[EXERCISE TASK] From the first line of the listing below, retype each line up to and including the one with "const y = d3.scaleLinear().domain([0,120]).range([291.7,105]);"; pictures stay out.

[DATA LINES]
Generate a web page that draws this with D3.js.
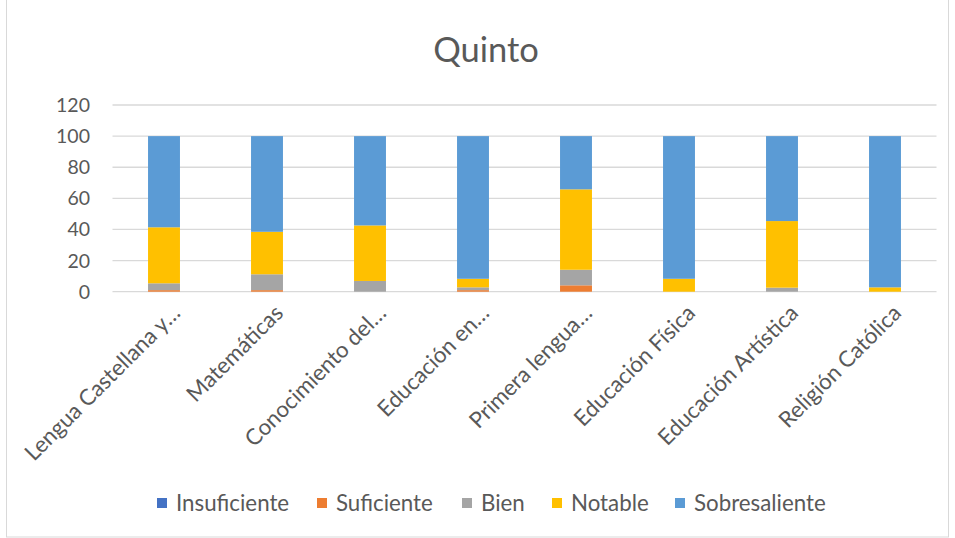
<!DOCTYPE html>
<html><head><meta charset="utf-8">
<script src="https://cdn.jsdelivr.net/npm/d3@7"></script>
<style>body{margin:0;background:#fff;} svg{display:block;}</style>
</head><body>
<svg id="c" width="955" height="538"></svg>
<script>
const categories = ["Lengua Castellana y…","Matemáticas","Conocimiento del…","Educación en…","Primera lengua…","Educación Física","Educación Artística","Religión Católica"];
const seriesNames = ["Insuficiente","Suficiente","Bien","Notable","Sobresaliente"];
const insuficiente = [0,0,0,0,0,0,0,0];
const suficiente = [1,1,0,1,4.1,0,0,0];
const bien = [4.4,10.2,6.9,1.8,10,0,2.6,0];
const notable = [36,27.3,35.7,5.5,51.7,8.3,42.8,2.8];
const sobresaliente = [58.6,61.5,57.4,91.7,34.2,91.7,54.6,97.2];
const yTicks = [0,20,40,60,80,100,120];
const colors = ["#4472C4","#ED7D31","#A5A5A5","#FFC000","#5B9BD5"];
const title = "Quinto";

const font = "Lato, sans-serif";
const svg = d3.select("#c");
svg.append("rect").attr("x",6.5).attr("y",-2).attr("width",942).attr("height",539)
  .attr("fill","#fff").attr("stroke","#d9d9d9");

const x = d3.scaleBand().domain(categories).range([112.5,936.5]).paddingInner(0.69).paddingOuter(0.345);
const y = d3.scaleLinear().domain([0,120]).range([291.7,105]);

svg.append("g").selectAll("line").data(yTicks).join("line")
  .attr("x1",112.5).attr("x2",936.5).attr("y1",d=>y(d)).attr("y2",d=>y(d))
  .attr("stroke","#d9d9d9").attr("stroke-width",1.3);

svg.append("g").selectAll("text").data(yTicks).join("text")
  .attr("x",90).attr("y",d=>y(d)).attr("dy","0.36em").attr("text-anchor","end")
  .attr("font-family",font).attr("font-size",19.5).attr("fill","#595959").text(d=>d);

const table = categories.map((c,i)=>({cat:c,Insuficiente:insuficiente[i],Suficiente:suficiente[i],Bien:bien[i],Notable:notable[i],Sobresaliente:sobresaliente[i]}));
const stack = d3.stack().keys(seriesNames)(table);

svg.append("g").selectAll("g").data(stack).join("g").attr("fill",(d,i)=>colors[i])
  .selectAll("rect").data(d=>d).join("rect")
  .attr("x",d=>x(d.data.cat)).attr("width",x.bandwidth())
  .attr("y",d=>y(d[1])).attr("height",d=>Math.max(0,y(d[0])-y(d[1])));

svg.append("g").selectAll("text").data(categories).join("text")
  .attr("transform",d=>`translate(${x(d)+x.bandwidth()/2+12},${309}) rotate(-45)`)
  .attr("text-anchor","end").attr("dy","0.35em")
  .attr("font-family",font).attr("font-size",22.3).attr("fill","#595959").text(d=>d);

svg.append("text").attr("x",486).attr("y",62).attr("text-anchor","middle")
  .attr("font-family",font).attr("font-size",34.5).attr("fill","#595959").text(title);

const legX = [157,317,462,552,675];
const leg = svg.append("g").selectAll("g").data(seriesNames).join("g")
  .attr("transform",(d,i)=>`translate(${legX[i]},503)`);
leg.append("rect").attr("x",0).attr("y",-5).attr("width",10).attr("height",10).attr("fill",(d,i)=>colors[i]);
leg.append("text").attr("x",19).attr("y",0).attr("dy","0.36em")
  .attr("font-family",font).attr("font-size",22.3).attr("fill","#595959").text(d=>d);
</script>
</body></html>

[CORRECT RESPONSE]
Generate a web page that draws this with D3.js.
<!DOCTYPE html>
<html><head><meta charset="utf-8">
<script src="https://cdn.jsdelivr.net/npm/d3@7"></script>
<style>body{margin:0;background:#fff;} svg{display:block;}</style>
</head><body>
<svg id="c" width="955" height="538"></svg>
<script>
const categories = ["Lengua Castellana y…","Matemáticas","Conocimiento del…","Educación en…","Primera lengua…","Educación Física","Educación Artística","Religión Católica"];
const seriesNames = ["Insuficiente","Suficiente","Bien","Notable","Sobresaliente"];
const insuficiente = [0,0,0,0,0,0,0,0];
const suficiente = [1,1,0,1,4.1,0,0,0];
const bien = [4.4,10.2,6.9,1.8,10,0,2.6,0];
const notable = [36,27.3,35.7,5.5,51.7,8.3,42.8,2.8];
const sobresaliente = [58.6,61.5,57.4,91.7,34.2,91.7,54.6,97.2];
const yTicks = [0,20,40,60,80,100,120];
const colors = ["#4472C4","#ED7D31","#A5A5A5","#FFC000","#5B9BD5"];
const title = "Quinto";

const font = "Lato, sans-serif";
const svg = d3.select("#c");
svg.append("rect").attr("x",6.5).attr("y",-2).attr("width",942).attr("height",539)
  .attr("fill","#fff").attr("stroke","#d9d9d9");

const x = d3.scaleBand().domain(categories).range([112.5,936.5]).paddingInner(0.69).paddingOuter(0.345);
const y = d3.scaleLinear().domain([0,120]).range([291.7,105]);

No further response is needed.